• _Given records_:

** START **

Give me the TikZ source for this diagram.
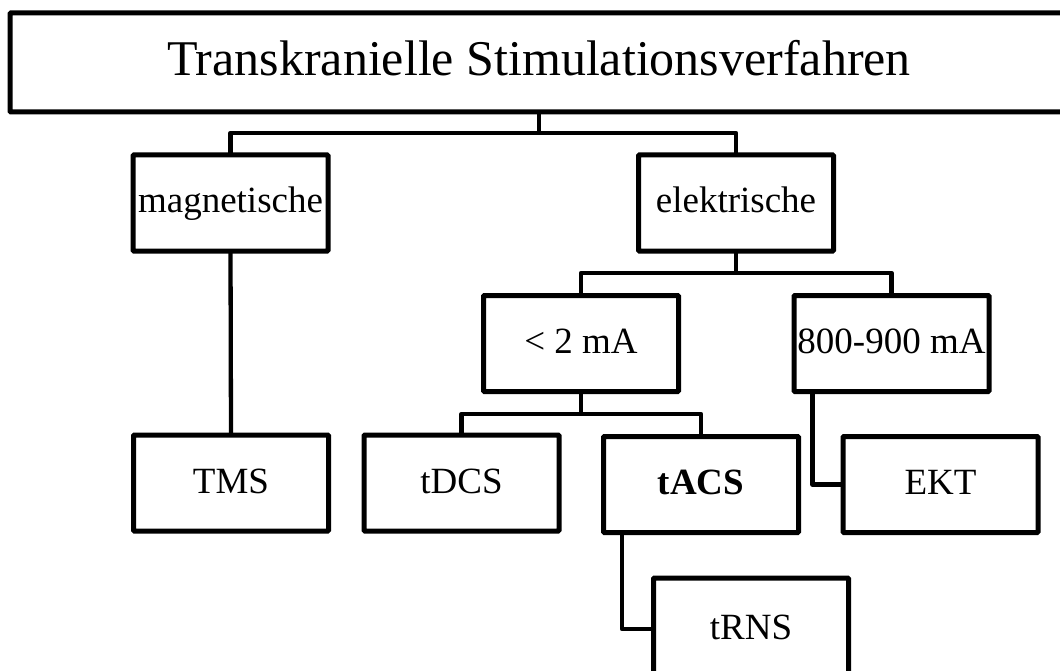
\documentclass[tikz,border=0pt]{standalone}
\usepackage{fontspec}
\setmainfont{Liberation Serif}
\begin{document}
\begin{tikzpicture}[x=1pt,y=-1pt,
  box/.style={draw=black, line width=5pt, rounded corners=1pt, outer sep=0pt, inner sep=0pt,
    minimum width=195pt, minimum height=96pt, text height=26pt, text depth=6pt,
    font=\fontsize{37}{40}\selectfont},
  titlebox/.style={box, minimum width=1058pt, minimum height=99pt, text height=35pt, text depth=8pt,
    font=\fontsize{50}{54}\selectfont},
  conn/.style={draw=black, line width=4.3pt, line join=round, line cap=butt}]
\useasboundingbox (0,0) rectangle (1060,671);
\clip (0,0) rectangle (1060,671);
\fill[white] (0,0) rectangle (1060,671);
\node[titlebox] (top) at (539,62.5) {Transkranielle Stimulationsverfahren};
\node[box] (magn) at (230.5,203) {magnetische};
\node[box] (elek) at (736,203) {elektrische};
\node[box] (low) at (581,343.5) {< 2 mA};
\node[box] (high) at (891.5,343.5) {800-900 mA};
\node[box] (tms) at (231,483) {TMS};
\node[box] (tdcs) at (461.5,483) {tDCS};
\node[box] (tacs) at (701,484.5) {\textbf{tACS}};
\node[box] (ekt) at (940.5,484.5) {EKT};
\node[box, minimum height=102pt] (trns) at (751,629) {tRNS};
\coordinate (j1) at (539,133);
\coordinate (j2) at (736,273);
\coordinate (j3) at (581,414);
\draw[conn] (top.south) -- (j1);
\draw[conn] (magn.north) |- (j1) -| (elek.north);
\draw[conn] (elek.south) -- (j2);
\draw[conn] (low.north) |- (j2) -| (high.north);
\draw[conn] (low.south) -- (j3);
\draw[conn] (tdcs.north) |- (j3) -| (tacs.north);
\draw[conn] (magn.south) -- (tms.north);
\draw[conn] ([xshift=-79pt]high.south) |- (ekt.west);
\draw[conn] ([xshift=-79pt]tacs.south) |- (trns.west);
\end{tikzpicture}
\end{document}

** END **
** START **

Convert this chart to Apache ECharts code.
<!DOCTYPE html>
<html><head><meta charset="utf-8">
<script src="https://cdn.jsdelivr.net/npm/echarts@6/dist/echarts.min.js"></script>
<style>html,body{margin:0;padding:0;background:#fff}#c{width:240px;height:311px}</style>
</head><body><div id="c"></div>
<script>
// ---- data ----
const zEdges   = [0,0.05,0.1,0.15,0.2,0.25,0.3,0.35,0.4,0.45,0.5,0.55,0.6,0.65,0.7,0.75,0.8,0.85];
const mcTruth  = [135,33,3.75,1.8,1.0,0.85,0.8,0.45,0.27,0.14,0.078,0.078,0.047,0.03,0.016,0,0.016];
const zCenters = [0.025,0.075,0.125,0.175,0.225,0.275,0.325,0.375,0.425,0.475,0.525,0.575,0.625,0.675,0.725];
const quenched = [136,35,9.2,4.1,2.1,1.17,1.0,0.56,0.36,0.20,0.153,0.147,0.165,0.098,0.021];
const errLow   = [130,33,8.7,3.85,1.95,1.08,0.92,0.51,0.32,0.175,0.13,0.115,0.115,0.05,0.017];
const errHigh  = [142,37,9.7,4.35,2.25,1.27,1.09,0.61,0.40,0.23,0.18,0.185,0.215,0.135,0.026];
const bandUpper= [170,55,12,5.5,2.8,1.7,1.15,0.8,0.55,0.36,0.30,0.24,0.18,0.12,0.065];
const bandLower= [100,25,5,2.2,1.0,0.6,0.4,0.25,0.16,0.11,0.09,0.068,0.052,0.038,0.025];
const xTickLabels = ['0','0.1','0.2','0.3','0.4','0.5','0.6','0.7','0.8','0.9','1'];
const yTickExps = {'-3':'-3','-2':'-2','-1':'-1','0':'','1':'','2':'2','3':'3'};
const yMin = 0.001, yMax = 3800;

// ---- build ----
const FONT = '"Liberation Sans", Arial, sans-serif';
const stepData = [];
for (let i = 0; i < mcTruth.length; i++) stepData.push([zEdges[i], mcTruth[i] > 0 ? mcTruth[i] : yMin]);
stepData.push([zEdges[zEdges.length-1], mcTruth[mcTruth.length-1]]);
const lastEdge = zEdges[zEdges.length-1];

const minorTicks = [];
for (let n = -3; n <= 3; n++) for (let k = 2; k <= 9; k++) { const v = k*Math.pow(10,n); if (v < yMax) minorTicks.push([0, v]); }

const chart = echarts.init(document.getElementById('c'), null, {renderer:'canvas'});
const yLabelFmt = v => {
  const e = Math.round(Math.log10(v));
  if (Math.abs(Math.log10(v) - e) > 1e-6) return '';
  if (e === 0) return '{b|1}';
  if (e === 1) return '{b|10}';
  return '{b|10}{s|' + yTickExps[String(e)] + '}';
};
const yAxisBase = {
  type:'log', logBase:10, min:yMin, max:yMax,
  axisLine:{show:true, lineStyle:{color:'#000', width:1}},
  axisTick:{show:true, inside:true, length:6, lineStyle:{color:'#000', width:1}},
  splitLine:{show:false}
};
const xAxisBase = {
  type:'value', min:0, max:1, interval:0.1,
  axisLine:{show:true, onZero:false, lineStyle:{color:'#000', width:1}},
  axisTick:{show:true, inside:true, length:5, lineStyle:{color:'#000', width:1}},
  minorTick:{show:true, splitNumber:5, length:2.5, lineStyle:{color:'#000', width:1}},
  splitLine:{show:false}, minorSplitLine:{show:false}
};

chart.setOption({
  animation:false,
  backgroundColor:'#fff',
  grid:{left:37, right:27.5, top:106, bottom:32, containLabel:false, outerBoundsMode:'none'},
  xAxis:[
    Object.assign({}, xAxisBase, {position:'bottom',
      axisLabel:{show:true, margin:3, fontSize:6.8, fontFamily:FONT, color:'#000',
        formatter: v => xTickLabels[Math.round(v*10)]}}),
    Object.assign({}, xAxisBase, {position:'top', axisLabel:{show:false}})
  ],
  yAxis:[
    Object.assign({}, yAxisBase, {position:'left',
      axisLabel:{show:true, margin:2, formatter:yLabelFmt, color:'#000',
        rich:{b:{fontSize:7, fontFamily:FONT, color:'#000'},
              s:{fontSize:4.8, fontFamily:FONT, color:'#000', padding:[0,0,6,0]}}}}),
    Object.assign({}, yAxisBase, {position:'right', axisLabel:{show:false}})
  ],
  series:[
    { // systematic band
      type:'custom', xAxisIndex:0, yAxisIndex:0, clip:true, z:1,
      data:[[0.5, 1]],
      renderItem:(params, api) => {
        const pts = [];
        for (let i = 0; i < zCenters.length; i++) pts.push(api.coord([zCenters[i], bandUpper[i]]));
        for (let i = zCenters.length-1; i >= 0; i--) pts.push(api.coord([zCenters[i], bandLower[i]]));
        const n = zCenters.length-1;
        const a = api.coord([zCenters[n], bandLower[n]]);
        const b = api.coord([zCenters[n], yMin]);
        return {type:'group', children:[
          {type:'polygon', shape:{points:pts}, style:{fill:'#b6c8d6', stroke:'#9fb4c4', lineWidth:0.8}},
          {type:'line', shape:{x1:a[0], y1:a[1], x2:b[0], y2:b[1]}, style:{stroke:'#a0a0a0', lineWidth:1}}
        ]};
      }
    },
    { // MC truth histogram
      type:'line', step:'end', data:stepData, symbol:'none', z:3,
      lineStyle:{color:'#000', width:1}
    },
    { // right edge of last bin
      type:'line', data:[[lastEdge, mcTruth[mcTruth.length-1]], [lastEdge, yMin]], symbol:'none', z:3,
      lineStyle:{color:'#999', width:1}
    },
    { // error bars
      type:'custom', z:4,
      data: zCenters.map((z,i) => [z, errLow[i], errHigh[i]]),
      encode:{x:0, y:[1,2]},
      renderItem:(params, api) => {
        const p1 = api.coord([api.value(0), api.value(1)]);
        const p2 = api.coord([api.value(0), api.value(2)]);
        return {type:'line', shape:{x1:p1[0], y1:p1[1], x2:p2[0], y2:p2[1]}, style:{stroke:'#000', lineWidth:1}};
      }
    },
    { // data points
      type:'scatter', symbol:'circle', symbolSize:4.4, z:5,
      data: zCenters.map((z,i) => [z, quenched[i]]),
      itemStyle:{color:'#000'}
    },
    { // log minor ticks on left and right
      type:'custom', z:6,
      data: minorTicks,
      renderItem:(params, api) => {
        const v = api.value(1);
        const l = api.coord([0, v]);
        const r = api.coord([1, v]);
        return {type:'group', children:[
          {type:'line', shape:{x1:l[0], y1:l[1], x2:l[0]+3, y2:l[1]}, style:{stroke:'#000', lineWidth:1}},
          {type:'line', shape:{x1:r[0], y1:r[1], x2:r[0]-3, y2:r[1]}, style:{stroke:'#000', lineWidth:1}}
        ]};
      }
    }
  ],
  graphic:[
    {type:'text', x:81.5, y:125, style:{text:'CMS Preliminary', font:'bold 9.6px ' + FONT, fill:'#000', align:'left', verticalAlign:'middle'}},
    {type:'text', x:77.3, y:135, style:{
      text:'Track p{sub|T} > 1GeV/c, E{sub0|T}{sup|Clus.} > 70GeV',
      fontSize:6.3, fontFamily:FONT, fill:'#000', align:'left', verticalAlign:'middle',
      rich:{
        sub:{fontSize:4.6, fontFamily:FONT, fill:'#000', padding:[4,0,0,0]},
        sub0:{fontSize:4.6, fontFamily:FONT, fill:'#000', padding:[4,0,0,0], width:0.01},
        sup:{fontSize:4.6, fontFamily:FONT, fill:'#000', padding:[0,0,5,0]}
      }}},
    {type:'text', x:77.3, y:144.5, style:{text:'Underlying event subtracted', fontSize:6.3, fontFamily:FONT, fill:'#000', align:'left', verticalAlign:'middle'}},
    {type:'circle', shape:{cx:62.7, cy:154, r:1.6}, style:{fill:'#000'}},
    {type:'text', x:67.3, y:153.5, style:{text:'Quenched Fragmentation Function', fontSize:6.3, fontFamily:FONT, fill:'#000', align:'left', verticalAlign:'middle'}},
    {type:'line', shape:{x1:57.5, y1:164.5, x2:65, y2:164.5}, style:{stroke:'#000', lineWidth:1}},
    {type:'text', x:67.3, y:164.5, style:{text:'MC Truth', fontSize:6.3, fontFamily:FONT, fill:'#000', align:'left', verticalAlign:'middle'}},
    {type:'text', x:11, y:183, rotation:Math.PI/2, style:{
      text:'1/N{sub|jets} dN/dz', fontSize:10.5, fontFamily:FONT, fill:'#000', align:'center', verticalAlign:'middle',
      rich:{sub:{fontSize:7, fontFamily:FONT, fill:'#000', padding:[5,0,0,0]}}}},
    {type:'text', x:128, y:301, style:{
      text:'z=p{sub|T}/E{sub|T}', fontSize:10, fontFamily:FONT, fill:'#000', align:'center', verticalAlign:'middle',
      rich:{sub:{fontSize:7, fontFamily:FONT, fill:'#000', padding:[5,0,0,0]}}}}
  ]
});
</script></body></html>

** END **

• _Short problem_: Give the number of lines in the data that contain "this", with no other words.

• _Written answer_: 2